Le figure di Scanno e i suoi scorci riempiono la scena.
Scanno di se è già un presepe tutto l’anno poi, al calar della sera, quando si accendono le luci lo diventa ancor di più, e se ci si aggiunge un po’ di neve con sopra il cielo stellato, come spesso accade in questo periodo, il quadro è completo. Sarà per questo che in molti presepi, nelle chiese ma anche nelle case, si possono ammirare le costruzioni e interi quartieri in miniatura che rappresentano scorci e zone del centro storico, nonché diverse figure in abbigliamento locale.
In alcuni c’è perfino la riproduzione della chiesetta del lago con l’immancabile pescatore intento a gettare l’amo nell’acqua. I “pezzi” poi che ritraggono le donne in costume tradizionale scannese, impegnate nei vari antichi mestieri, sono veramente delle riproduzioni artistiche di valore; seppur di produzione nostrana, non sono certo da meno di quelle realizzate dai più famosi artisti napoletani. Alcune chine al lavaggio della lana nei pressi di un ruscello, altre con la “fazzatora” in testa e le “cacchiate” di pane ben disposte al millimetro e altre intente ad “ammassare” la pasta da cuocere nel “cuttore”. Il fuoco, lento, prodotto da un sistema elettrico con un gioco di luci, attira l’attenzione al muoversi della fiamma e, come tutti gli altri movimenti elettromeccanici che rendono “vive” le altre tante figure presenti sulla scena, ci sorprende non poco il solo pensiero di quanto lavoro e passione ci vuole per giungere a tale risultato. E’ veramente impressionante cosa si riesce a fare adesso con i nuovi mezzi tecnologici: animali che camminano, stelle che splendono a intermittenza e musica natalizia che parte quando ci si avvicina alla balaustra che cinge il presepe, per finire con il bambinello che si muove dolcemente nella sua culla fatta di paglia.
La raffigurazione della natività ha origini antiche: i cristiani dipingevano e scolpivano le scene della nascita di Gesù nei luoghi d’incontro, come le Catacombe romane. Quando il Cristianesimo uscì dalla clandestinità, le immagini della natività cominciarono ad arricchire le pareti delle prime chiese; mentre nel 1200 s’iniziarono a vedere le prime statue.
La scena della natività fu ricostruita per la prima volta nel 1223 da San Francesco d’Assisi, ritenuto il “fondatore” del presepe. L’idea era venuta al Santo durante il Natale dell’anno prima a Betlemme. Francesco rimase particolarmente colpito tanto che, tornato in Italia, chiese a Papa Onorio III di poter ripetere le celebrazioni per il Natale successivo. A quei tempi le rappresentazioni sacre non potevano tenersi in chiesa. Il Papa così gli permise di celebrare una messa all’aperto a Greccio, in Umbria.
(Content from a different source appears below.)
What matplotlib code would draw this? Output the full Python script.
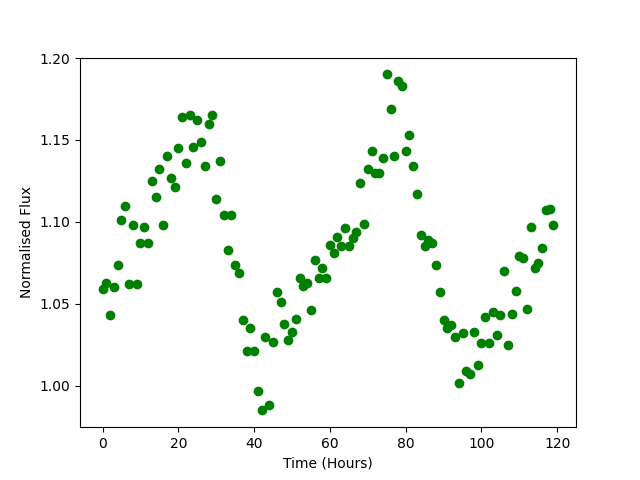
import numpy as np
import matplotlib
matplotlib.use("Agg")
import matplotlib.pyplot as plt

# flux values, one per hour
flux = [1.059, 1.063, 1.043, 1.060, 1.074, 1.101, 1.110, 1.062, 1.098, 1.062,
        1.087, 1.097, 1.087, 1.125, 1.115, 1.132, 1.098, 1.140, 1.127, 1.121,
        1.145, 1.164, 1.136, 1.165, 1.146, 1.162, 1.149, 1.134, 1.160, 1.165,
        1.114, 1.137, 1.104, 1.083, 1.104, 1.074, 1.069, 1.040, 1.021, 1.035,
        1.021, 0.997, 0.985, 1.030, 0.988, 1.027, 1.057, 1.051, 1.038, 1.028,
        1.033, 1.041, 1.066, 1.061, 1.063, 1.046, 1.077, 1.066, 1.072, 1.066,
        1.086, 1.081, 1.091, 1.085, 1.096, 1.085, 1.090, 1.094, 1.124, 1.099,
        1.132, 1.143, 1.130, 1.130, 1.139, 1.190, 1.169, 1.140, 1.186, 1.183,
        1.143, 1.153, 1.134, 1.117, 1.092, 1.085, 1.089, 1.087, 1.074, 1.057,
        1.040, 1.035, 1.037, 1.030, 1.002, 1.032, 1.009, 1.007, 1.033, 1.013,
        1.026, 1.042, 1.026, 1.045, 1.031, 1.043, 1.070, 1.025, 1.044, 1.058,
        1.079, 1.078, 1.047, 1.097, 1.072, 1.075, 1.084, 1.107, 1.108, 1.098]
hours = np.arange(len(flux))

fig, ax = plt.subplots(figsize=(6.4, 4.8), dpi=100)
ax.plot(hours, flux, 'o', color='green')
ax.set_xlabel('Time (Hours)')
ax.set_ylabel('Normalised Flux')
ax.set_yticks([1.00, 1.05, 1.10, 1.15, 1.20])
fig.savefig('out.png')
La parola “presepe” deriva dal latino praesaepe che significa “mangiatoia”. Ne troviamo testimonianza nei Vangeli di Luca e Matteo, dove si racconta la nascita di Gesù, avvenuta ai tempi di re Erode a Betlemme, qui Maria e Giuseppe giunsero per il censimento indetto da Roma e, non riuscendo a trovare alloggio in nessuna locanda, si ripararono in una stalla.
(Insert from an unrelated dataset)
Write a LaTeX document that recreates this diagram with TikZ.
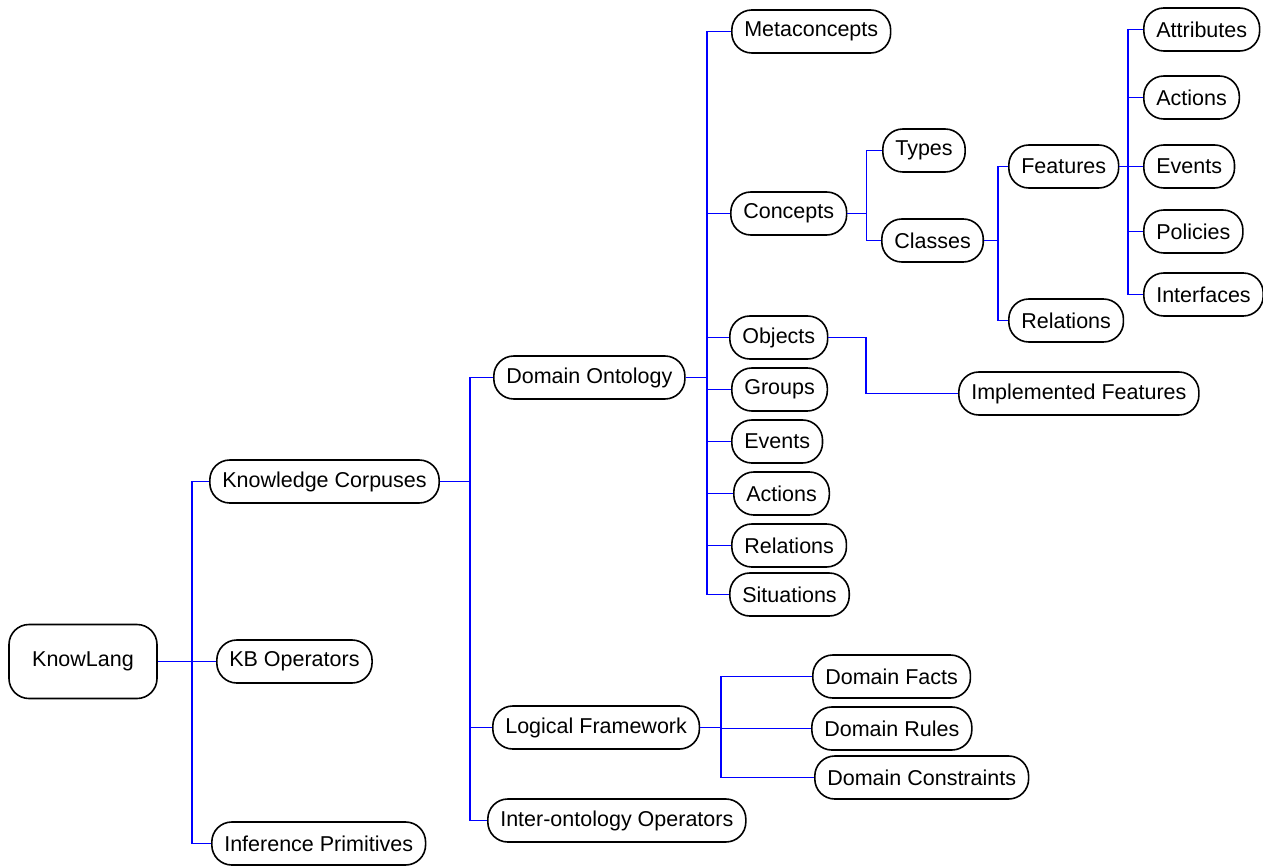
\documentclass[tikz,border=0pt]{standalone}
\usepackage{fontspec}
\setmainfont{Liberation Sans}
\usepackage{tikz}
\usetikzlibrary{calc}

\tikzset{
  box/.style={draw, thick, rounded corners=10pt, inner xsep=6.25pt, inner ysep=0pt,
    minimum height=21.5pt, font=\fontsize{10.75}{12}\selectfont, anchor=west},
  link/.style={draw=blue, line width=0.7pt}
}

\begin{document}
\begin{tikzpicture}[x=0.5pt, y=-0.5pt]
        \useasboundingbox (0,0) rectangle (1263,866);
        % bars of the tree
        \coordinate (b1) at (192,0);
        \coordinate (b2) at (470,0);
        \coordinate (b3) at (707,0);
        \coordinate (b4) at (866.5,0);
        \coordinate (b5) at (998,0);
        \coordinate (b6) at (1128,0);
        \coordinate (b7) at (721,0);
        \coordinate (b8) at (866,0);
        % nodes
        \node[box, anchor=center, minimum width=74pt, minimum height=37pt] (kl) at (83,661.5) {KnowLang};
        \node[box] (kc) at (209,481.5) {Knowledge Corpuses};
        \node[box] (kb) at (216,661.5) {KB Operators};
        \node[box] (ip) at (211,843.5) {Inference Primitives};
        \node[box] (do) at (493,377.5) {Domain Ontology};
        \node[box] (lf) at (492,727.5) {Logical Framework};
        \node[box] (io) at (487,820.5) {Inter-ontology Operators};
        \node[box] (mc) at (731,31.5) {Metaconcepts};
        \node[box] (co) at (730,213.5) {Concepts};
        \node[box] (ob) at (729,337.5) {Objects};
        \node[box] (gr) at (731,389.5) {Groups};
        \node[box] (ev) at (731,441.5) {Events};
        \node[box] (ac) at (733,493.5) {Actions};
        \node[box] (re) at (731,545.5) {Relations};
        \node[box] (si) at (729,594.5) {Situations};
        \node[box] (ty) at (882,150.5) {Types};
        \node[box] (cl) at (881,240.5) {Classes};
        \node[box] (fe) at (1008,166.5) {Features};
        \node[box] (rl) at (1008,320.5) {Relations};
        \node[box] (at) at (1143,29.5) {Attributes};
        \node[box] (an) at (1143,97.5) {Actions};
        \node[box] (ev2) at (1143,166.5) {Events};
        \node[box] (po) at (1143,231.5) {Policies};
        \node[box] (in) at (1143,294.5) {Interfaces};
        \node[box] (if) at (958,393.5) {Implemented Features};
        \node[box] (df) at (812,676.5) {Domain Facts};
        \node[box] (dr) at (811,728.5) {Domain Rules};
        \node[box] (dc) at (814,777.5) {Domain Constraints};
        % connectors
        \draw[link] (kl.east) -- (kl.east -| b1) |- (kc.west);
        \draw[link] (kl.east) -- (kl.east -| b1) |- (kb.west);
        \draw[link] (kl.east) -- (kl.east -| b1) |- (ip.west);
        \draw[link] (kc.east) -- (kc.east -| b2) |- (do.west);
        \draw[link] (kc.east) -- (kc.east -| b2) |- (lf.west);
        \draw[link] (kc.east) -- (kc.east -| b2) |- (io.west);
        \draw[link] (do.east) -- (do.east -| b3) |- (mc.west);
        \draw[link] (do.east) -- (do.east -| b3) |- (co.west);
        \draw[link] (do.east) -- (do.east -| b3) |- (ob.west);
        \draw[link] (do.east) -- (do.east -| b3) |- (gr.west);
        \draw[link] (do.east) -- (do.east -| b3) |- (ev.west);
        \draw[link] (do.east) -- (do.east -| b3) |- (ac.west);
        \draw[link] (do.east) -- (do.east -| b3) |- (re.west);
        \draw[link] (do.east) -- (do.east -| b3) |- (si.west);
        \draw[link] (co.east) -- (co.east -| b4) |- (ty.west);
        \draw[link] (co.east) -- (co.east -| b4) |- (cl.west);
        \draw[link] (cl.east) -- (cl.east -| b5) |- (fe.west);
        \draw[link] (cl.east) -- (cl.east -| b5) |- (rl.west);
        \draw[link] (fe.east) -- (fe.east -| b6) |- (at.west);
        \draw[link] (fe.east) -- (fe.east -| b6) |- (an.west);
        \draw[link] (fe.east) -- (fe.east -| b6) |- (ev2.west);
        \draw[link] (fe.east) -- (fe.east -| b6) |- (po.west);
        \draw[link] (fe.east) -- (fe.east -| b6) |- (in.west);
        \draw[link] (ob.east) -- (ob.east -| b8) |- (if.west);
        \draw[link] (lf.east) -- (lf.east -| b7) |- (df.west);
        \draw[link] (lf.east) -- (lf.east -| b7) |- (dr.west);
        \draw[link] (lf.east) -- (lf.east -| b7) |- (dc.west);
    \end{tikzpicture}
\end{document}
Nel nostro borgo è ormai usanza fare il giro dei presepi a cominciare da quello più grande della parrocchia in piazza nuova, per proseguire con la visita alla Madonna del Carmine, alla chiesa di Costantinopoli in piazza vecchia e a Sant’Antonio. Per diversi anni si è avuta anche l’occasione di ammirarlo come “presepe vivente” grazie alle Acli. E’ doveroso dare merito a quanti si adoperano all’allestimento di queste vere opere d’arte; per scenografia e immaginazione. Al cospetto del presepe sono soprattutto i bambini, meravigliati e sorpresi, a dimostrarci quanta importanza assume una rappresentazione del genere nei confronti del più “moderno” albero di Natale; ed è il solo soffermarsi a guardare le loro facce che ci fa tornare bambini un po’ tutti.